**DESCRIPTION OF THE TASK:** Scan the data below for the string "matplotlib". Show every line where it turns up.

[START DATA PROVIDED]

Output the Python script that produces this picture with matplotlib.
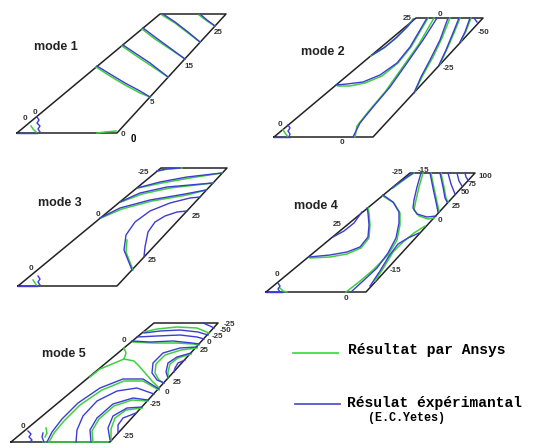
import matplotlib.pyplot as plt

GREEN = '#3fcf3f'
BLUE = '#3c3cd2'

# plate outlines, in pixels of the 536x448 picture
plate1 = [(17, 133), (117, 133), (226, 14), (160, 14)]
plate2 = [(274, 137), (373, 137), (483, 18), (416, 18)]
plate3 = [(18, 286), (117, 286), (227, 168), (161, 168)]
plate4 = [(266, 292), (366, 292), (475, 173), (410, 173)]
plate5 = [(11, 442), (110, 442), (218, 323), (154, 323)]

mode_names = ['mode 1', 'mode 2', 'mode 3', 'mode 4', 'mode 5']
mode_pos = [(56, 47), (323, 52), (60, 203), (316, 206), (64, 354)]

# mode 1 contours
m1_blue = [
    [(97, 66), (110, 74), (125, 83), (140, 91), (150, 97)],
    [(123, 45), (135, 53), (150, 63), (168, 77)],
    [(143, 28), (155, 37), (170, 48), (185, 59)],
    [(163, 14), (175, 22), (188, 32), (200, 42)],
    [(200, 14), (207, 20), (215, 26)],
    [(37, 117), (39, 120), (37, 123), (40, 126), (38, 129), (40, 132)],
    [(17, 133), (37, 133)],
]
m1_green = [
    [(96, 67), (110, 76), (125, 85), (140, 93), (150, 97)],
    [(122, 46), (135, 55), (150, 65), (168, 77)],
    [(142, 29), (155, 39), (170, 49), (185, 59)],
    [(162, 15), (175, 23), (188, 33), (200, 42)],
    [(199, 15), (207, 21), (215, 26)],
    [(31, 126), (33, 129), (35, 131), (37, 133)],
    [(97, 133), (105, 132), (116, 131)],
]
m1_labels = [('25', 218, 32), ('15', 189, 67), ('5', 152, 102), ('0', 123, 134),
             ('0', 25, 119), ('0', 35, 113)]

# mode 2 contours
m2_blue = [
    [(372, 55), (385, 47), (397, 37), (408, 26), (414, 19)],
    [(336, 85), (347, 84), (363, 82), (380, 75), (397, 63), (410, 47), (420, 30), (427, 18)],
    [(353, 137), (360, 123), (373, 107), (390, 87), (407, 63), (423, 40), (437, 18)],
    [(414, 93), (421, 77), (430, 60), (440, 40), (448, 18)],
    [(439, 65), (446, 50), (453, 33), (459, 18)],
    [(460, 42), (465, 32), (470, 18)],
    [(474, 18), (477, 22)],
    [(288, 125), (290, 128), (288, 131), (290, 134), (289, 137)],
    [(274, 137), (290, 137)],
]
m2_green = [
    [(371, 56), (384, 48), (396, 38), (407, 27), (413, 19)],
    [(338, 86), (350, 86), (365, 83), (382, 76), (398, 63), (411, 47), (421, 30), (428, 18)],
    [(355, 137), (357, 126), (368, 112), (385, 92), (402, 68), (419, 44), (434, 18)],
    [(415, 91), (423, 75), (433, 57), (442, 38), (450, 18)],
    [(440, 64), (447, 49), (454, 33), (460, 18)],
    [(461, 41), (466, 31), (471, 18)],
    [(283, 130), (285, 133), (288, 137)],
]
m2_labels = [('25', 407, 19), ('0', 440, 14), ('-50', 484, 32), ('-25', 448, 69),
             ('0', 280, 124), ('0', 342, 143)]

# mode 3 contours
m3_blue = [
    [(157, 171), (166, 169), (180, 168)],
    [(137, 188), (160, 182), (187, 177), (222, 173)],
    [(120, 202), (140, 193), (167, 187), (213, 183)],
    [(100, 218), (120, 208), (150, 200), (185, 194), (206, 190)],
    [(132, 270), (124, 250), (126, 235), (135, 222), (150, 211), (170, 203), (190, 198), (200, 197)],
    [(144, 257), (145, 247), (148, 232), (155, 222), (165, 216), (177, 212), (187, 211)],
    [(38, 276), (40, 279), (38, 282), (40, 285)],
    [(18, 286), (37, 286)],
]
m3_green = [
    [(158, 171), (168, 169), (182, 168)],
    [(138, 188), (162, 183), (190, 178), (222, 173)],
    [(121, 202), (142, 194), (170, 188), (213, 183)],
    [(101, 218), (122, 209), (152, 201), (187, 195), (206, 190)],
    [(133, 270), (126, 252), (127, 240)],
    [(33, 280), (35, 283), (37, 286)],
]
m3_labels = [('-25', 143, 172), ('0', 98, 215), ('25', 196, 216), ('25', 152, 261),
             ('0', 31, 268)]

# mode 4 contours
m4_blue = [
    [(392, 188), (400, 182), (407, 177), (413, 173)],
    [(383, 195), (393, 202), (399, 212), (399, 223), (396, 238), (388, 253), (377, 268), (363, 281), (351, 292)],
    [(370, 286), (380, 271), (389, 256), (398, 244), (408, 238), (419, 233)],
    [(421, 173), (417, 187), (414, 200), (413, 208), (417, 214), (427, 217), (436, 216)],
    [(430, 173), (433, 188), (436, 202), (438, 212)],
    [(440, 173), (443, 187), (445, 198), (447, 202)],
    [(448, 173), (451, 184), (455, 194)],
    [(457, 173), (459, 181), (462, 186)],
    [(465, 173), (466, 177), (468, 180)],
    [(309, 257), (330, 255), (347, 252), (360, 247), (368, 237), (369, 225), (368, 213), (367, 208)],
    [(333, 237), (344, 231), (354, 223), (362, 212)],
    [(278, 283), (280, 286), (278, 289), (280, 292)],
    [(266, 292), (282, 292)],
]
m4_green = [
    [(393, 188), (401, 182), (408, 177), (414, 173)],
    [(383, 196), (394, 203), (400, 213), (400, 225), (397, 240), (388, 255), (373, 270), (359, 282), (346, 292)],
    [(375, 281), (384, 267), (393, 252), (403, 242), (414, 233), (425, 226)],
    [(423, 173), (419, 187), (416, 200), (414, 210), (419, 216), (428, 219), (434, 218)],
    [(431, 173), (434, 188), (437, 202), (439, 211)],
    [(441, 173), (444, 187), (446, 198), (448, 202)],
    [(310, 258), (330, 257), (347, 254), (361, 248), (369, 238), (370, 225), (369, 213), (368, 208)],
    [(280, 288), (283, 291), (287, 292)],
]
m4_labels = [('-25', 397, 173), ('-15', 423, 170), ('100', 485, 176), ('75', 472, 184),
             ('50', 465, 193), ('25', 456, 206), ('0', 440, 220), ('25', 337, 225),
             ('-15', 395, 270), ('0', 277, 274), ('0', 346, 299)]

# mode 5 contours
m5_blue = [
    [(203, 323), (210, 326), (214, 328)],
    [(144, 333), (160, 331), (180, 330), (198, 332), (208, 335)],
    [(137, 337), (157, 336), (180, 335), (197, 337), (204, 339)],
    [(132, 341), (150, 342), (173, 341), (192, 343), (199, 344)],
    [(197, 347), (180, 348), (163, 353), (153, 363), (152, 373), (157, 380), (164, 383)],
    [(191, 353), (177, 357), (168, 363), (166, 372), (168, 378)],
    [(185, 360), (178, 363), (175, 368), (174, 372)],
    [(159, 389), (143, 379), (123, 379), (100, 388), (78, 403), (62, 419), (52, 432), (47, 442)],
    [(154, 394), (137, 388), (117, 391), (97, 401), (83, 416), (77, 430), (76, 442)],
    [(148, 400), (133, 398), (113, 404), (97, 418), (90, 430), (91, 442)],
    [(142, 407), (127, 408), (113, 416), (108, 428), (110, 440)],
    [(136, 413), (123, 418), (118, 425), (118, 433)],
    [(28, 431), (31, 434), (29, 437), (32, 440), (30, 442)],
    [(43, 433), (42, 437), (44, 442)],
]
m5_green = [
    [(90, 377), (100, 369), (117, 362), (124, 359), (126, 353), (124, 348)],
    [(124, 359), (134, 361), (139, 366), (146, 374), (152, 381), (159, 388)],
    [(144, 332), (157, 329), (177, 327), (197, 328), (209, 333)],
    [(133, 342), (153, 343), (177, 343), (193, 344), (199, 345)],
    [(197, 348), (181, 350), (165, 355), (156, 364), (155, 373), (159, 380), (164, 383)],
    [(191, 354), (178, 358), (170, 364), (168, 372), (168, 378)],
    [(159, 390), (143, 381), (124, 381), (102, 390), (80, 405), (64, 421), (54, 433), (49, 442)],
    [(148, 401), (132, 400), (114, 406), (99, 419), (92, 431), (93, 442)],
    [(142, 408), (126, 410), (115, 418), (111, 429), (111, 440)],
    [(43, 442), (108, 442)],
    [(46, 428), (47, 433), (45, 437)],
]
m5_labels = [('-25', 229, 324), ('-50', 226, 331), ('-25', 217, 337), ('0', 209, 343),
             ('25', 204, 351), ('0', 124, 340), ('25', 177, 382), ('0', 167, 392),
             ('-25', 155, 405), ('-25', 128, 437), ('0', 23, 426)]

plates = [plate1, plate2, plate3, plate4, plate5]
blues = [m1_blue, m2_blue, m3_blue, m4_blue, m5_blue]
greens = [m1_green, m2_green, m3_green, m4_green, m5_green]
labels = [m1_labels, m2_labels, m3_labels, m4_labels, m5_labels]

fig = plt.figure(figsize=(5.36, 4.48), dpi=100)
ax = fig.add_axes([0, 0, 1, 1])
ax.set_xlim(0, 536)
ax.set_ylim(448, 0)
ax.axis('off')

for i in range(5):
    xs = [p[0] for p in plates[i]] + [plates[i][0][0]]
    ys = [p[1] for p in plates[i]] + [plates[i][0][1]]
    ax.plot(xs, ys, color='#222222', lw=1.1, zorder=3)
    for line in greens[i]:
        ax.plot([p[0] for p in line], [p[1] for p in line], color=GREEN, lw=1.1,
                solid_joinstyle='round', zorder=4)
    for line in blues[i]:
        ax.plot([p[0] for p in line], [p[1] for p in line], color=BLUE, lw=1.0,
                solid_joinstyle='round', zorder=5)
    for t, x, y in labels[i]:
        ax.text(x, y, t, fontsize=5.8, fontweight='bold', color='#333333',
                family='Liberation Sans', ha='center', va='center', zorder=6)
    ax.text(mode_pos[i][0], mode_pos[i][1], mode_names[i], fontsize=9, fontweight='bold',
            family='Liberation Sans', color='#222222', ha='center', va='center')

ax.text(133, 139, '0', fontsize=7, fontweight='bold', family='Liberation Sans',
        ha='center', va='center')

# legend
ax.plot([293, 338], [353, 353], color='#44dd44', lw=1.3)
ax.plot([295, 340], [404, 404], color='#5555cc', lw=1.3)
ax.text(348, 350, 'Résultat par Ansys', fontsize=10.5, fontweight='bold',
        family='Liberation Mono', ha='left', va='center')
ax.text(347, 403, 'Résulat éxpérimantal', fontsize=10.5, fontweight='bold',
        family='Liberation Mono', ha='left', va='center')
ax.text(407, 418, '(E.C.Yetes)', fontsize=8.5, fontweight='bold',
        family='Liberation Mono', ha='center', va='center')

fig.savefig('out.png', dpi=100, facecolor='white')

[END DATA PROVIDED]

**THE OUTPUT:**
Output the Python script that produces this picture with matplotlib.
import matplotlib.pyplot as plt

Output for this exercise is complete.